# Alternative: Running Mistral 7B Without CUDA
If you do not have a CUDA-enabled GPU, or if you are facing issues with PyTorch/xFormers, this notebook provides an alternative way to run Mistral 7B using `llama.cpp`. This approach works on both **CPU and low-VRAM GPUs** by using a **quantized GGUF model** that requires significantly less memory.

## Step 1: Install Dependencies
Before proceeding, ensure that you have **CMake** and a compiler installed.

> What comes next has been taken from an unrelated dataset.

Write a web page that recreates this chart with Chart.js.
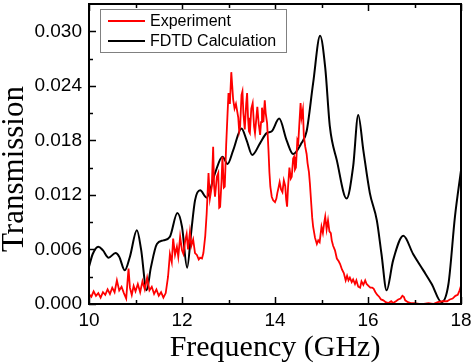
<!DOCTYPE html>
<html>
<head>
<meta charset="utf-8">
<script src="https://cdn.jsdelivr.net/npm/chart.js@4.4.1/dist/chart.umd.min.js"></script>
<style>
  html, body { margin: 0; padding: 0; background: #fff; }
  #wrap { width: 472px; height: 363px; position: relative; }
</style>
</head>
<body>
<div id="wrap"><canvas id="chart"></canvas></div>
<script>
// Experiment (red)
const expFreq = [
  10.00, 10.05, 10.10, 10.15, 10.20, 10.25, 10.30, 10.35, 10.40, 10.45,
  10.50, 10.55, 10.60, 10.65, 10.70, 10.75, 10.80, 10.85, 10.88, 10.92,
  10.96, 11.00, 11.05, 11.10, 11.15, 11.20, 11.25, 11.30, 11.35, 11.40,
  11.45, 11.50, 11.55, 11.60, 11.65, 11.70, 11.74, 11.78, 11.81, 11.85,
  11.89, 11.92, 11.96, 12.00, 12.03, 12.07, 12.10, 12.13, 12.17, 12.20,
  12.24, 12.28, 12.32, 12.36, 12.39, 12.43, 12.46, 12.50, 12.53, 12.57,
  12.60, 12.64, 12.67, 12.69, 12.71, 12.75, 12.78, 12.80, 12.82, 12.85,
  12.87, 12.90, 12.92, 12.95, 12.98, 13.00, 13.03, 13.06, 13.08, 13.10,
  13.13, 13.16, 13.18, 13.21, 13.23, 13.25, 13.28, 13.30, 13.32, 13.35,
  13.38, 13.40, 13.42, 13.44, 13.46, 13.49, 13.52, 13.55, 13.57, 13.60,
  13.62, 13.65, 13.68, 13.70, 13.72, 13.75, 13.78, 13.80, 13.83, 13.86,
  13.88, 13.90, 13.93, 13.96, 14.00, 14.03, 14.05, 14.08, 14.10, 14.13,
  14.16, 14.19, 14.22, 14.24, 14.26, 14.28, 14.31, 14.34, 14.36, 14.39,
  14.41, 14.43, 14.45, 14.48, 14.50, 14.52, 14.55, 14.57, 14.60, 14.62,
  14.65, 14.68, 14.70, 14.73, 14.75, 14.78, 14.80, 14.82, 14.86, 14.90,
  14.93, 14.96, 15.00, 15.03, 15.06, 15.08, 15.11, 15.14, 15.17, 15.20,
  15.22, 15.25, 15.29, 15.33, 15.37, 15.40, 15.44, 15.48, 15.52, 15.55,
  15.58, 15.61, 15.65, 15.68, 15.72, 15.75, 15.79, 15.83, 15.86, 15.90,
  15.94, 15.97, 16.01, 16.05, 16.09, 16.12, 16.16, 16.20, 16.24, 16.28,
  16.33, 16.38, 16.44, 16.50, 16.54, 16.60, 16.65, 16.70, 16.74, 16.77,
  16.80, 16.86, 16.92, 17.00, 17.10, 17.20, 17.30, 17.40, 17.50, 17.60,
  17.70, 17.76, 17.82, 17.88, 17.93, 17.97, 18.00
]
const expTrans = [
  0.0011, 0.0008, 0.0014, 0.0009, 0.0012, 0.0007, 0.0013, 0.0010, 0.0016, 0.0011,
  0.0018, 0.0013, 0.0026, 0.0015, 0.0019, 0.0012, 0.0006, 0.0039, 0.0018, 0.0010,
  0.0020, 0.0014, 0.0022, 0.0013, 0.0025, 0.0016, 0.0029, 0.0015, 0.0019, 0.0011,
  0.0016, 0.0009, 0.0013, 0.0007, 0.0012, 0.0030, 0.0055, 0.0046, 0.0072, 0.0054,
  0.0063, 0.0052, 0.0074, 0.0059, 0.0055, 0.0070, 0.0077, 0.0060, 0.0079, 0.0064,
  0.0071, 0.0056, 0.0054, 0.0049, 0.0051, 0.0050, 0.0056, 0.0075, 0.0099, 0.0144,
  0.0116, 0.0129, 0.0173, 0.0130, 0.0118, 0.0140, 0.0144, 0.0106, 0.0107, 0.0135,
  0.0162, 0.0128, 0.0129, 0.0175, 0.0210, 0.0232, 0.0220, 0.0255, 0.0240, 0.0225,
  0.0215, 0.0220, 0.0214, 0.0205, 0.0190, 0.0195, 0.0230, 0.0234, 0.0210, 0.0192,
  0.0220, 0.0232, 0.0205, 0.0190, 0.0188, 0.0215, 0.0221, 0.0195, 0.0188, 0.0205,
  0.0217, 0.0198, 0.0186, 0.0200, 0.0216, 0.0200, 0.0224, 0.0210, 0.0199, 0.0169,
  0.0145, 0.0129, 0.0118, 0.0114, 0.0112, 0.0116, 0.0122, 0.0129, 0.0134, 0.0126,
  0.0123, 0.0136, 0.0130, 0.0115, 0.0107, 0.0128, 0.0150, 0.0138, 0.0140, 0.0160,
  0.0162, 0.0148, 0.0150, 0.0180, 0.0177, 0.0195, 0.0221, 0.0205, 0.0214, 0.0185,
  0.0173, 0.0165, 0.0155, 0.0145, 0.0133, 0.0110, 0.0095, 0.0085, 0.0073, 0.0066,
  0.0070, 0.0068, 0.0085, 0.0078, 0.0090, 0.0096, 0.0082, 0.0092, 0.0080, 0.0078,
  0.0070, 0.0064, 0.0059, 0.0050, 0.0047, 0.0044, 0.0038, 0.0034, 0.0026, 0.0031,
  0.0026, 0.0029, 0.0024, 0.0027, 0.0022, 0.0026, 0.0019, 0.0018, 0.0025, 0.0021,
  0.0026, 0.0022, 0.0020, 0.0018, 0.0018, 0.0017, 0.0013, 0.0010, 0.0008, 0.0005,
  0.0004, 0.0002, 0.0001, 0.0003, 0.0001, 0.0003, 0.0005, 0.0006, 0.0009, 0.0008,
  0.0004, 0.0002, 0.0001, 0.0001, 0.0000, 0.0000, 0.0001, 0.0000, 0.0002, 0.0003,
  0.0003, 0.0005, 0.0006, 0.0009, 0.0010, 0.0015, 0.0020
]

// FDTD calculation (black)
const fdtdFreq = [
  10.00, 10.08, 10.20, 10.30, 10.42, 10.57, 10.65, 10.77, 10.88, 11.03,
  11.12, 11.24, 11.33, 11.46, 11.60, 11.74, 11.90, 12.00, 12.11, 12.20,
  12.28, 12.39, 12.53, 12.71, 12.87, 12.98, 13.10, 13.28, 13.39, 13.51,
  13.68, 13.82, 13.93, 14.09, 14.25, 14.39, 14.57, 14.68, 14.82, 14.97,
  15.08, 15.18, 15.33, 15.54, 15.68, 15.79, 15.90, 16.04, 16.19, 16.29,
  16.40, 16.54, 16.76, 16.97, 17.19, 17.37, 17.58, 17.73, 17.87, 18.00
]
const fdtdTrans = [
  0.0041, 0.0055, 0.0063, 0.0059, 0.0051, 0.0056, 0.0052, 0.0037, 0.0052, 0.0081,
  0.0060, 0.0015, 0.0040, 0.0066, 0.0070, 0.0074, 0.0100, 0.0085, 0.0040, 0.0080,
  0.0114, 0.0125, 0.0117, 0.0144, 0.0162, 0.0154, 0.0169, 0.0193, 0.0180, 0.0164,
  0.0177, 0.0188, 0.0190, 0.0204, 0.0180, 0.0165, 0.0177, 0.0190, 0.0243, 0.0295,
  0.0260, 0.0195, 0.0158, 0.0116, 0.0151, 0.0208, 0.0169, 0.0122, 0.0092, 0.0055,
  0.0015, 0.0048, 0.0075, 0.0055, 0.0037, 0.0022, 0.0002, 0.0022, 0.0096, 0.0147
]

const xTicks = [10, 11, 12, 13, 14, 15, 16, 17, 18]
const yTicks = [0, 0.003, 0.006, 0.009, 0.012, 0.015, 0.018, 0.021, 0.024, 0.027, 0.030]

const seriesLabels = ['Experiment', 'FDTD Calculation']
const seriesColors = ['#ff0000', '#000000']

const toPoints = (xs, ys) => xs.map((x, i) => ({ x: x, y: ys[i] }))

// keep the plot box where the reference has it
const fixBox = (size) => (scale) => {
  if (scale.isHorizontal()) scale.height = size
  else scale.width = size
  scale.paddingTop = 0
  scale.paddingBottom = 0
  scale.paddingLeft = 0
  scale.paddingRight = 0
}

// frame, inward tick marks, y title and the boxed legend
const decorations = {
  id: 'decorations',
  afterDatasetsDraw(chart) {
    const { ctx, chartArea: a, scales } = chart
    ctx.save()
    ctx.strokeStyle = '#000'
    ctx.lineWidth = 1.5
    xTicks.forEach((v, i) => {
      const px = Math.round(scales.x.getPixelForValue(v)) + 0.5
      const len = i % 2 === 0 ? 7 : 4
      ctx.beginPath()
      ctx.moveTo(px, a.bottom); ctx.lineTo(px, a.bottom - len)
      ctx.moveTo(px, a.top); ctx.lineTo(px, a.top + len)
      ctx.stroke()
    })
    yTicks.forEach((v, i) => {
      const py = Math.round(scales.y.getPixelForValue(v)) + 0.5
      const len = i % 2 === 0 ? 7 : 4
      ctx.beginPath()
      ctx.moveTo(a.left, py); ctx.lineTo(a.left + len, py)
      ctx.stroke()
    })
    ctx.lineWidth = 2
    ctx.strokeRect(a.left, a.top, a.right - a.left, a.bottom - a.top)

    // legend
    ctx.fillStyle = '#fff'
    ctx.fillRect(100.5, 9.5, 186, 43)
    ctx.strokeStyle = '#808080'
    ctx.lineWidth = 1
    ctx.strokeRect(100.5, 9.5, 186, 43)
    ctx.font = '16px "Liberation Sans", Arial, sans-serif'
    ctx.textBaseline = 'middle'
    ctx.textAlign = 'left'
    chart.data.datasets.forEach((ds, i) => {
      const y = 21 + i * 20
      ctx.strokeStyle = ds.borderColor
      ctx.lineWidth = 2
      ctx.beginPath()
      ctx.moveTo(108, y); ctx.lineTo(145, y)
      ctx.stroke()
      ctx.fillStyle = '#000'
      ctx.fillText(ds.label, 150, y + 1)
    })

    // y axis title
    ctx.translate(23, 169)
    ctx.rotate(-Math.PI / 2)
    ctx.font = '31px "Liberation Serif", "Times New Roman", serif'
    ctx.textAlign = 'center'
    ctx.textBaseline = 'alphabetic'
    ctx.fillStyle = '#000'
    ctx.fillText('Transmission', 0, 0)
    ctx.restore()
  }
}

new Chart(document.getElementById('chart'), {
  type: 'line',
  data: {
    datasets: [
      {
        label: seriesLabels[0],
        data: toPoints(expFreq, expTrans),
        borderColor: seriesColors[0],
        borderWidth: 1.8,
        pointRadius: 0,
        tension: 0
      },
      {
        label: seriesLabels[1],
        data: toPoints(fdtdFreq, fdtdTrans),
        borderColor: seriesColors[1],
        borderWidth: 2,
        pointRadius: 0,
        cubicInterpolationMode: 'monotone'
      }
    ]
  },
  options: {
    responsive: true,
    maintainAspectRatio: false,
    animation: false,
    layout: { padding: { top: 4, right: 11, left: 0, bottom: 0 } },
    plugins: {
      legend: { display: false },
      tooltip: { enabled: false }
    },
    scales: {
      x: {
        type: 'linear',
        min: 10,
        max: 18,
        afterBuildTicks: (scale) => { scale.ticks = xTicks.map(v => ({ value: v })) },
        afterFit: fixBox(59),
        grid: { display: false, drawTicks: false },
        border: { display: false },
        ticks: {
          padding: 5,
          color: '#000',
          font: { family: '"Liberation Sans", Arial, sans-serif', size: 19 },
          maxRotation: 0,
          callback: (v) => (v % 2 === 0 ? String(v) : '')
        },
        title: {
          display: true,
          text: 'Frequency (GHz)',
          color: '#000',
          padding: 0,
          font: { family: '"Liberation Serif", "Times New Roman", serif', size: 30, lineHeight: 1.0 }
        }
      },
      y: {
        min: 0,
        max: 0.033,
        afterBuildTicks: (scale) => { scale.ticks = yTicks.map(v => ({ value: v })) },
        afterFit: fixBox(89),
        grid: { display: false, drawTicks: false },
        border: { display: false },
        ticks: {
          padding: 7,
          color: '#000',
          font: { family: '"Liberation Sans", Arial, sans-serif', size: 19 },
          callback: (v, i) => (i % 2 === 0 ? v.toFixed(3) : '')
        }
      }
    }
  },
  plugins: [decorations]
})
</script>
</body>
</html>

On Linux/macOS, you need `make`, while on Windows, `CMake` is required.

In [None]:
!sudo apt update && sudo apt install -y build-essential cmake git wget

## Step 2: Clone and Compile `llama.cpp`
This step ensures that `llama.cpp` is properly built for running Mistral 7B.

In [None]:
!git clone https://github.com/ggerganov/llama.cpp && cd llama.cpp && rm -rf build

In [None]:
!cmake -B build
!cmake --build build --config Release

## Step 3: Download a Quantized Mistral Model
We will use a **4-bit quantized model** in GGUF format, which works well on CPUs and low-VRAM GPUs.

In [None]:
!wget https://huggingface.co/TheBloke/Mistral-7B-v0.1-GGUF/resolve/main/mistral-7b-v0.1.Q4_K_M.gguf -P models/

## Step 4: Run Mistral 7B Using `llama.cpp`
Once compiled, run the following command to start the model in interactive mode.

In [None]:
!build/bin/main -m models/mistral-7b-v0.1.Q4_K_M.gguf --interactive

## 🎉 Success!
You should now be able to run Mistral 7B on your **CPU or low-VRAM GPU** without requiring CUDA, PyTorch, or xFormers.